The citizens of East Germany overwhelmingly rejected the Kaffee-Mix and saw the coffee shortage as an attack on a major consumer need that was a large part of everyday life. The coffee mix also damaged some coffee machines, as the mixture contained substitute ingredients such as pea flour, which contains proteins that swell under heat and pressure, clogging the filters. This led to numerous complaints and outraged reactions and protests. Even though the price of coffee on international markets retreated and normalized in 1978, the problems acquiring foreign currency continued into the 1980s in East Germany, causing shortages that damaged the image of the country's political leadership. It is estimated that 20-25 percent of the entire East German coffee consumption from 1975-1977 arrived from the West in care packages. Coffee attained a value as a symbol of inner-German unity, far above its role as a consumer good or commodity.
Effects on West Germany
In West Germany, the coffee price increases in 1977 did not lead to any shortages, but did lead to the adoption of cheaper varieties of coffee in the lower price segment.
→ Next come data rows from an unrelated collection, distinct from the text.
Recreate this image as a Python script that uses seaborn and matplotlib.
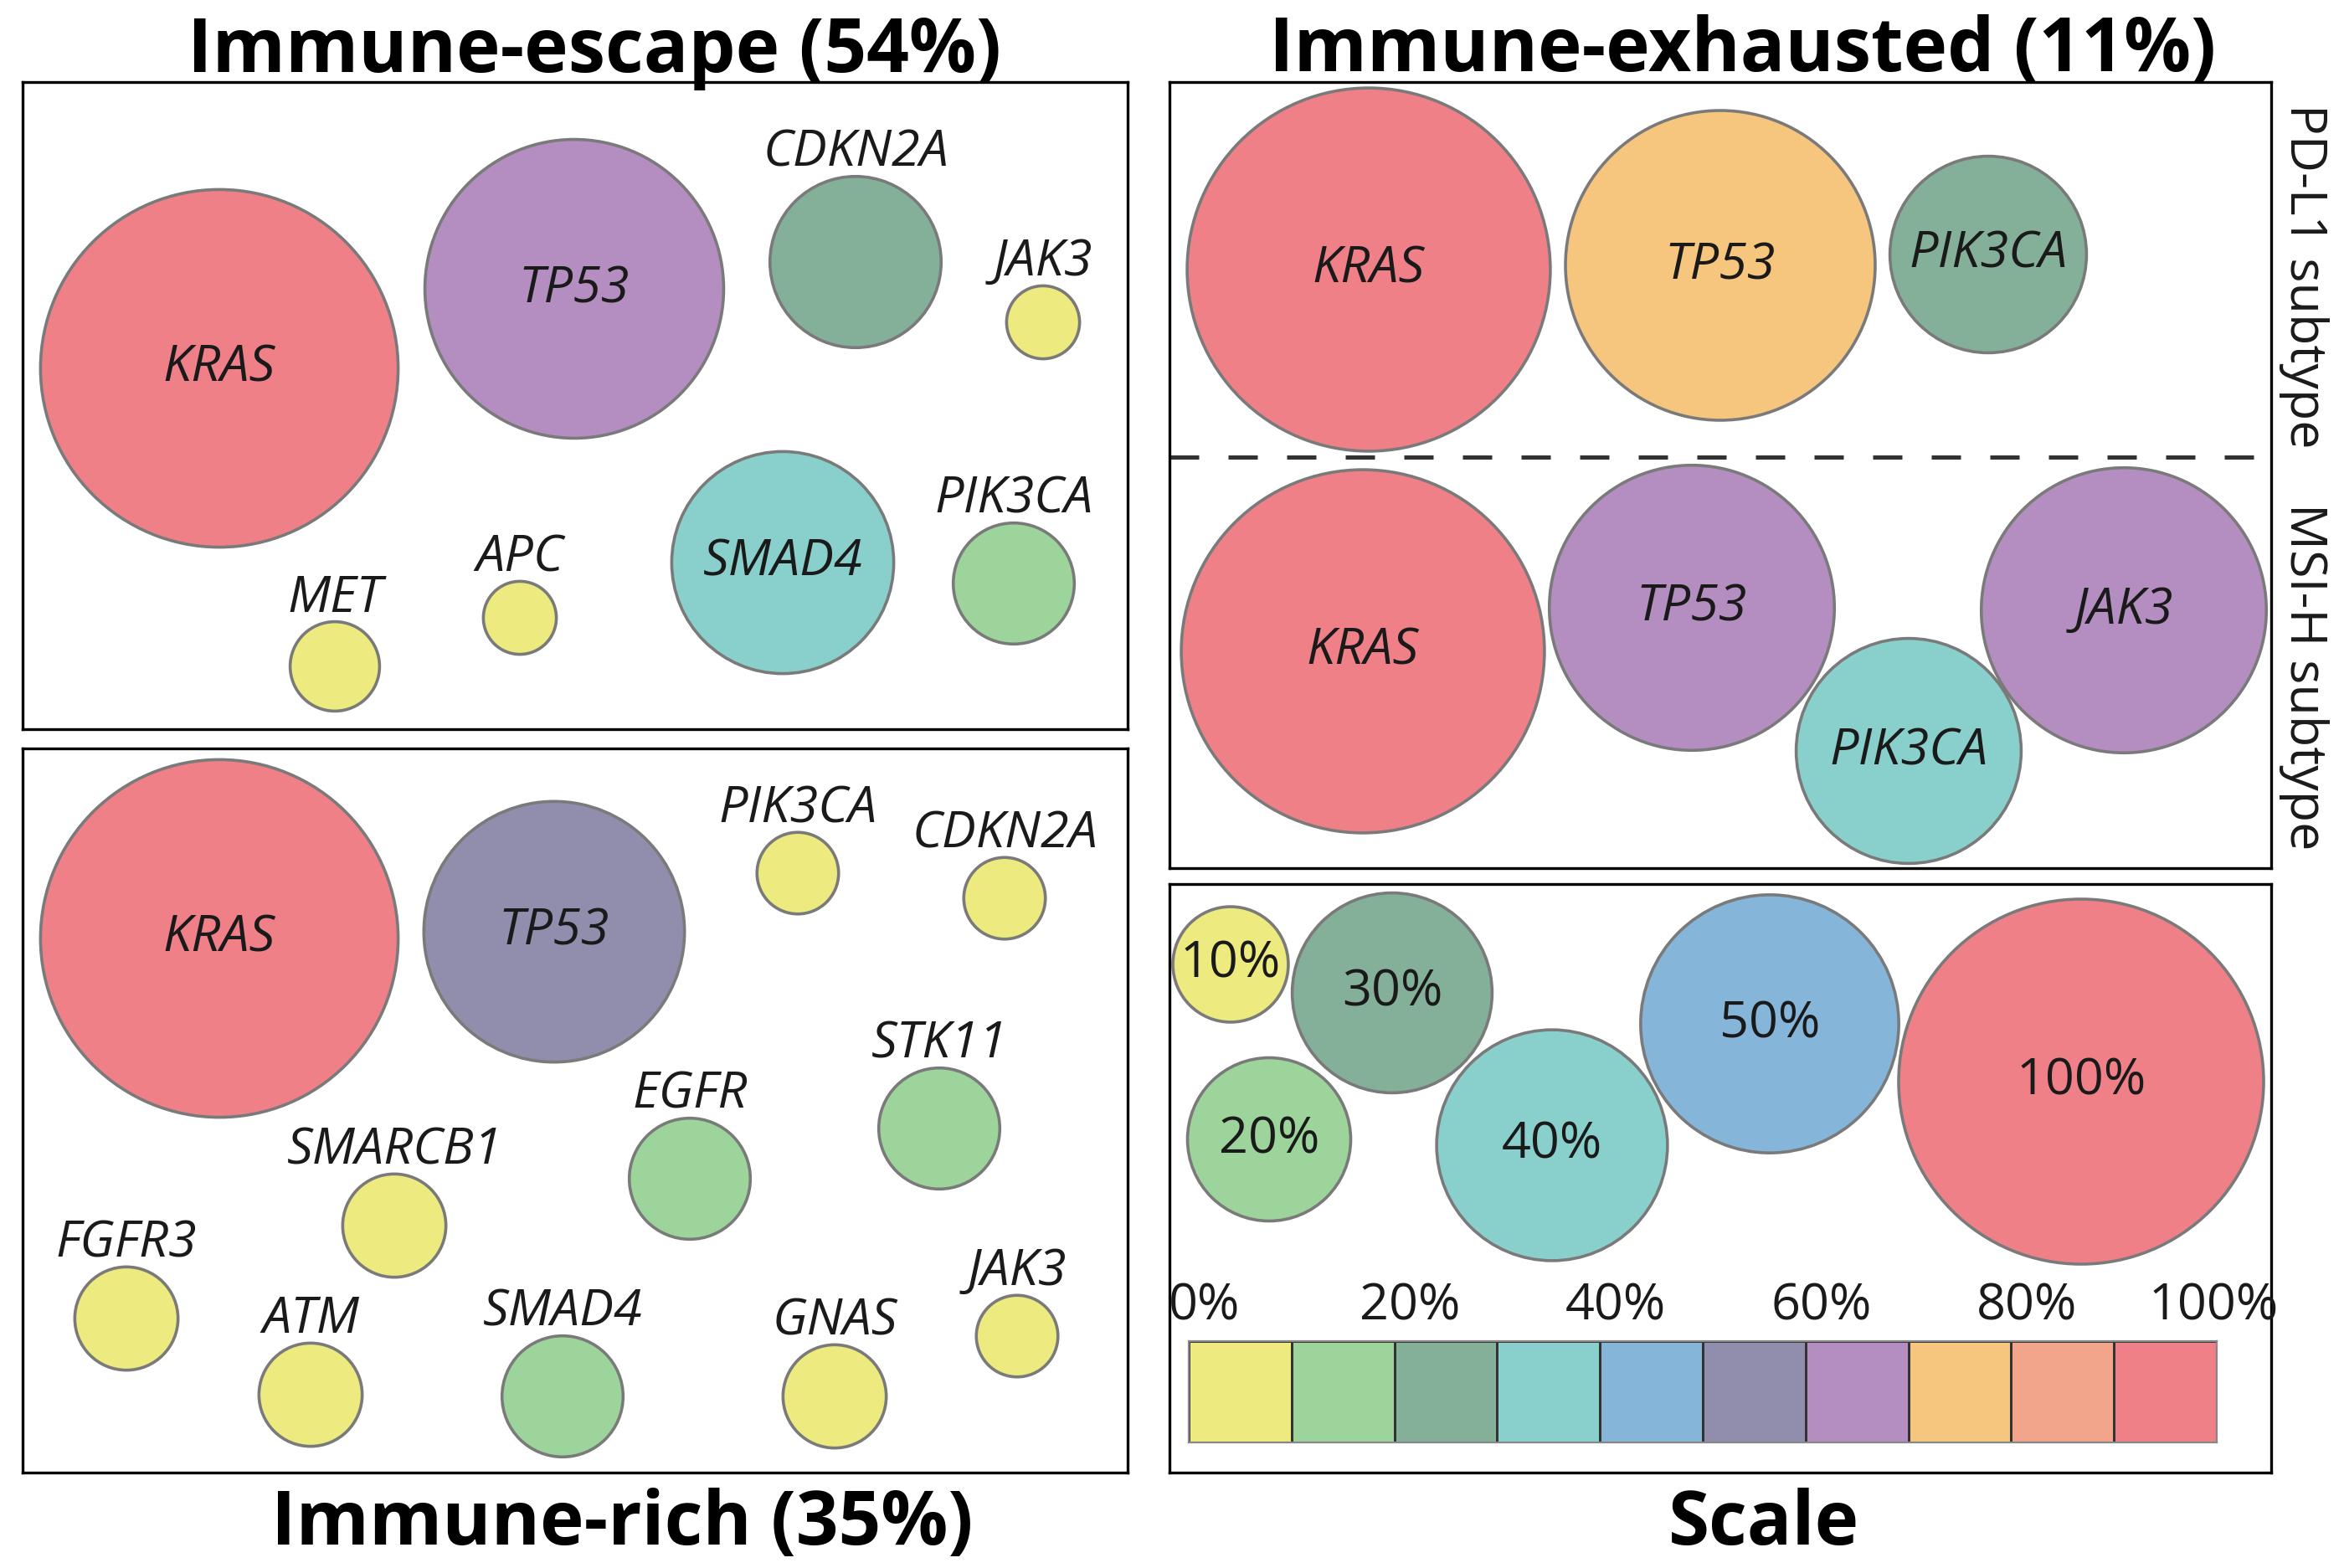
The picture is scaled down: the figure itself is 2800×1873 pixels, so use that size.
import numpy as np
import pandas as pd
import matplotlib
matplotlib.use('Agg')
import matplotlib.pyplot as plt
from matplotlib.colors import ListedColormap
import seaborn as sns

# colour for each 10% step of mutation frequency
scale_colors = ['#EDEA80', '#9DD49B', '#84B09A', '#89D0CC', '#86B5DA',
                '#918EAD', '#B48EC0', '#F6C67E', '#F2A58A', '#F08088']
scale_ticks = ['0%', '20%', '40%', '60%', '80%', '100%']

# immune-escape subtype (mutation frequency, %)
escape_genes = ['KRAS', 'TP53', 'CDKN2A', 'JAK3', 'MET', 'APC', 'SMAD4', 'PIK3CA']
escape_freq = [96, 67, 22, 4, 6, 4, 37, 11]

# immune-rich subtype
rich_genes = ['KRAS', 'TP53', 'PIK3CA', 'CDKN2A', 'STK11', 'EGFR',
              'SMARCB1', 'FGFR3', 'ATM', 'SMAD4', 'GNAS', 'JAK3']
rich_freq = [96, 51, 5, 5, 11, 11, 8, 8, 8, 11, 8, 5]

# immune-exhausted subtype, two sub-groups
pdl1_genes = ['KRAS', 'TP53', 'PIK3CA']
pdl1_freq = [99, 72, 29]
msih_genes = ['KRAS', 'TP53', 'JAK3', 'PIK3CA']
msih_freq = [99, 61, 61, 38]

# reference bubbles
scale_labels = ['10%', '30%', '20%', '40%', '50%', '100%']
scale_freq = [10, 30, 20, 40, 50, 100]

# layout (figure pixels) - bubble packing is hand placed
W, H, DPI = 2800, 1873, 200
R_MAX = 218  # radius in px of a 100% bubble
escape_x = [262, 686, 1022, 1246, 400, 621, 935, 1211]
escape_y = [440, 345, 313, 385, 796, 738, 672, 697]
escape_inside = [1, 1, 0, 0, 0, 0, 1, 0]
rich_x = [262, 662, 953, 1200, 1122, 824, 471, 151, 371, 672, 997, 1215]
rich_y = [1121, 1113, 1043, 1073, 1348, 1408, 1464, 1575, 1666, 1668, 1668, 1596]
rich_inside = [1, 1, 0, 0, 0, 0, 0, 0, 0, 0, 0, 0]
pdl1_x = [1635, 2055, 2375]
pdl1_y = [322, 317, 304]
msih_x = [1628, 2021, 2537, 2280]
msih_y = [778, 726, 729, 897]
scale_x = [1470, 1663, 1516, 1854, 2114, 2486]
scale_y = [1152, 1186, 1361, 1368, 1223, 1292]

sns.set_style('white')
plt.rcParams['font.family'] = ['Open Sans', 'DejaVu Sans']

S_MAX = (2 * R_MAX * 72 / DPI) ** 2
palette = dict(enumerate(scale_colors))
LABEL_SIZE = 22


def make_ax(fig, x0, y0, x1, y1):
    ax = fig.add_axes([x0 / W, 1 - y1 / H, (x1 - x0) / W, (y1 - y0) / H])
    return ax


def frame(ax, x0, y0, x1, y1):
    ax.set_xlim(x0, x1)
    ax.set_ylim(y1, y0)
    ax.set_xticks([])
    ax.set_yticks([])
    ax.set_xlabel('')
    ax.set_ylabel('')
    for s in ax.spines.values():
        s.set_visible(True)
        s.set_color('black')
        s.set_linewidth(1.2)


def draw_bubbles(ax, names, freq, xs, ys, inside, italic=True):
    df = pd.DataFrame({'name': names, 'freq': freq, 'x': xs, 'y': ys})
    df['level'] = np.clip(np.ceil(df['freq'] / 10).astype(int) - 1, 0, 9)
    sns.scatterplot(data=df, x='x', y='y', size='freq', sizes=(0, S_MAX),
                    size_norm=(0, 100), hue='level', palette=palette,
                    edgecolor='#7a7a7a', linewidth=1.3, alpha=1,
                    legend=False, ax=ax, zorder=2)
    style = 'italic' if italic else 'normal'
    for i, row in df.iterrows():
        r = R_MAX * np.sqrt(row['freq'] / 100)
        if inside[i]:
            ax.text(row['x'], row['y'], row['name'], ha='center', va='center',
                    fontsize=LABEL_SIZE, fontstyle=style, color='#1a1a1a', zorder=3)
        else:
            ax.text(row['x'], row['y'] - r - 12, row['name'], ha='center',
                    va='baseline', fontsize=LABEL_SIZE, fontstyle=style,
                    color='#1a1a1a', zorder=3)


fig = plt.figure(figsize=(W / DPI, H / DPI), dpi=DPI)

# immune-escape
box = (27, 98, 1347, 871)
ax = make_ax(fig, *box)
draw_bubbles(ax, escape_genes, escape_freq, escape_x, escape_y, escape_inside)
frame(ax, *box)

# immune-rich
box = (27, 894, 1347, 1759)
ax = make_ax(fig, *box)
draw_bubbles(ax, rich_genes, rich_freq, rich_x, rich_y, rich_inside)
frame(ax, *box)

# immune-exhausted
box = (1397, 98, 2713, 1037)
ax = make_ax(fig, *box)
draw_bubbles(ax, pdl1_genes, pdl1_freq, pdl1_x, pdl1_y, [1] * len(pdl1_genes))
draw_bubbles(ax, msih_genes, msih_freq, msih_x, msih_y, [1] * len(msih_genes))
ax.axhline(546, color='#333333', lw=1.8, ls=(0, (7, 7)), zorder=1)
frame(ax, *box)

# scale
box = (1397, 1056, 2713, 1759)
ax = make_ax(fig, *box)
draw_bubbles(ax, scale_labels, scale_freq, scale_x, scale_y,
             [1] * len(scale_labels), italic=False)
frame(ax, *box)

cax = make_ax(fig, 1420, 1602, 2648, 1723)
sns.heatmap(np.arange(10).reshape(1, 10), cmap=ListedColormap(scale_colors),
            cbar=False, linewidths=1.0, linecolor='#333333',
            xticklabels=False, yticklabels=False, ax=cax)
cax.xaxis.set_ticks_position('top')
# labels sit a little right of each boundary, the last one just inside
tick_pos = np.minimum(np.arange(0, 11, 2) + 0.15, 9.97)
cax.set_xticks(tick_pos, scale_ticks)
cax.set_xlim(0, 10)
cax.set_ylim(1, 0)
cax.tick_params(axis='x', length=0, labelsize=LABEL_SIZE, pad=4,
                labelcolor='#1a1a1a')
for s in cax.spines.values():
    s.set_visible(True)
    s.set_color('#888888')
    s.set_linewidth(0.8)


# titles
def title(x, y, txt):
    fig.text(x / W, 1 - y / H, txt, ha='center', va='baseline',
             fontsize=32, fontweight='bold', color='black')


title(710, 86, 'Immune-escape (54%)')
title(2082, 85, 'Immune-exhausted (11%)')
title(743, 1845, 'Immune-rich (35%)')
title(2107, 1845, 'Scale')

fig.text(2752 / W, 1 - 330 / H, 'PD-L1 subtype', rotation=270, ha='center',
         va='center', fontsize=LABEL_SIZE, color='#1a1a1a')
fig.text(2752 / W, 1 - 808 / H, 'MSI-H subtype', rotation=270, ha='center',
         va='center', fontsize=LABEL_SIZE, color='#1a1a1a')

fig.savefig('out.png', dpi=DPI, facecolor='white')
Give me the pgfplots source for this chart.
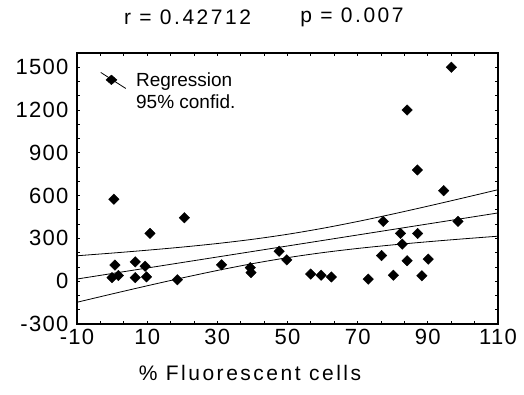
\documentclass[border=0pt]{standalone}
\usepackage{fontspec}
\setmainfont{Liberation Sans}
\newfontfamily\widefont[LetterSpace=12]{Liberation Sans}
\newfontfamily\tickfont[LetterSpace=6]{Liberation Sans}
\usepackage{pgfplots}
\pgfplotsset{compat=1.18}
\begin{document}
\begin{tikzpicture}
\begin{axis}[
  at={(0pt,0pt)}, anchor=south west,
  width=421pt, height=271pt, scale only axis,
  xmin=-10, xmax=110, ymin=-300, ymax=1600,
  xtick={-10,10,...,110}, xticklabels={-10,10,30,50,70,90,110},
  ytick={-300,0,...,1500}, yticklabels={-300,0,300,600,900,1200,1500},
  minor x tick num=2, minor y tick num=2,
  tick align=inside, major tick length=3pt, minor tick length=3pt,
  axis line style={line width=1.2pt},
  every tick/.style={black, line width=0.8pt},
  tick label style={font=\fontsize{22}{26}\tickfont},
  xticklabel style={yshift=-2pt},
  yticklabel style={xshift=-5pt},
  legend style={at={(0.055,0.935)}, anchor=north west, draw=none, fill=none,
    font=\fontsize{19}{22}\selectfont, row sep=3pt, inner sep=0pt,
    /tikz/every odd column/.append style={column sep=8pt}},
  legend cell align=left,
]
\addlegendimage{legend image code/.code={
    \draw[black, line width=0.8pt] (0pt,8pt) -- (25pt,-8pt);
    \fill[black] (10.7pt,0.6pt) +(0pt,4.8pt) -- +(5.5pt,0pt) -- +(0pt,-4.8pt) -- +(-5.5pt,0pt) -- cycle;
  }}
\addlegendentry{Regression}
\addlegendimage{legend image code/.code={\path[draw=none, fill=none] (0pt,0pt) -- (25pt,0pt);}}
\addlegendentry{95\% confid.}
\addplot[only marks, mark=square*, mark size=3.7pt, mark options={rotate=45, fill=black, draw=black}, forget plot]
  coordinates {
  (0.5,575) (20.6,445) (10.8,335) (0.8,113) (6.6,135) (9.4,105) (0,25) (1.8,40)
  (6.6,25) (9.8,30) (18.6,10) (31.2,115) (39.4,95) (39.6,60) (47.6,210) (49.8,150)
  (56.6,50) (59.6,42) (62.5,30) (73,15) (76.8,180) (77.3,420) (80.2,42) (87,780)
  (94.5,635) (98.6,420) (82.2,335) (87.1,335) (82.7,260) (84.1,144) (90.1,155) (88.3,38)
  (96.7,1500) (84.1,1200)
  };
\addplot[black, line width=0.8pt, smooth, forget plot]
  coordinates {
  (-10,178.4) (0,197.2) (10,217.3) (20,239.3) (30,264.3) (40,293.7) (50,329)
  (60,370.9) (70,418.7) (80,470.9) (90,526.1) (100,583.2) (110,641.6)
  };
\addplot[black, line width=0.8pt, forget plot]
  coordinates {(-10,15.4) (110,478.6)};
\addplot[black, line width=0.8pt, smooth, forget plot]
  coordinates {
  (-10,-147.6) (0,-89.2) (10,-32.1) (20,23.1) (30,75.3) (40,123.1) (50,165)
  (60,200.3) (70,229.7) (80,254.7) (90,276.7) (100,296.8) (110,315.6)
  };
\end{axis}
\node[font=\fontsize{21}{25}\widefont] at (110.5pt,307pt) {r = 0.42712};
\node[font=\fontsize{21}{25}\widefont] at (275pt,307pt) {p = 0.007};
\node[font=\fontsize{21}{25}\widefont] at (173pt,-49pt) {\% Fluorescent cells};
\path[use as bounding box] (-77pt,-70pt) rectangle (447pt,324pt);
\end{tikzpicture}
\end{document}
Coffee brands such as Tchibo and later Eduscho began to make forays into cross-selling, by offering coffee as well as non-food items. These changes can also be attributed to the effects of the coffee crisis on West Germany.
Influence on coffee production in Vietnam
The relationship between East Germany and Vietnam were exceptionally close. Coffee production began in Vietnam in 1926 during French colonial rule. Beginning in 1975, largely parallel with the coffee crisis in East Germany, the production of Robusta coffee began in Vietnam. Robusta plants grow faster, contain more caffeine, suit the climate of the Vietnamese Central Highlands, and lend themselves better to mechanized harvesting. Compared to Arabica, Robusta coffee is cheaper and lower quality.
In the years 1980 and 1986, two treaties were signed between East Germany and Vietnam, whereby East Germany provided the necessary equipment and machinery for production, increased the area of coffee plantation from 600 hectares (1,500 acres) to 8,600 hectares (21,000 acres), and trained the local population in cultivation techniques. In particular, East Germany provided trucks, machinery, and irrigation systems for the newly founded Kombinat Viet-Duc, as well as well as spending approximately US$20 million on a hydropower plant. East Germany also built housing, hospitals, and shops for the 10,000 people who were relocated to the area for coffee production. Against this investment, East Germany was scheduled to receive half of the coffee harvest for the next 20 years. However, coffee takes eight years from planting until the first usable harvest, which occurred in 1990.
Vietnam was quickly able to establish themselves after 1990 as the second-largest coffee producer in the world after Brazil, driving much of the traditional coffee production in Africa out of the market. In particular, this was helped with the re-establishment of trade relations between the U.S. and Vietnam. This overproduction led to a crash in worldwide coffee prices in 2001. In 2016, Germany still was the largest export destination for Vietnamese coffee.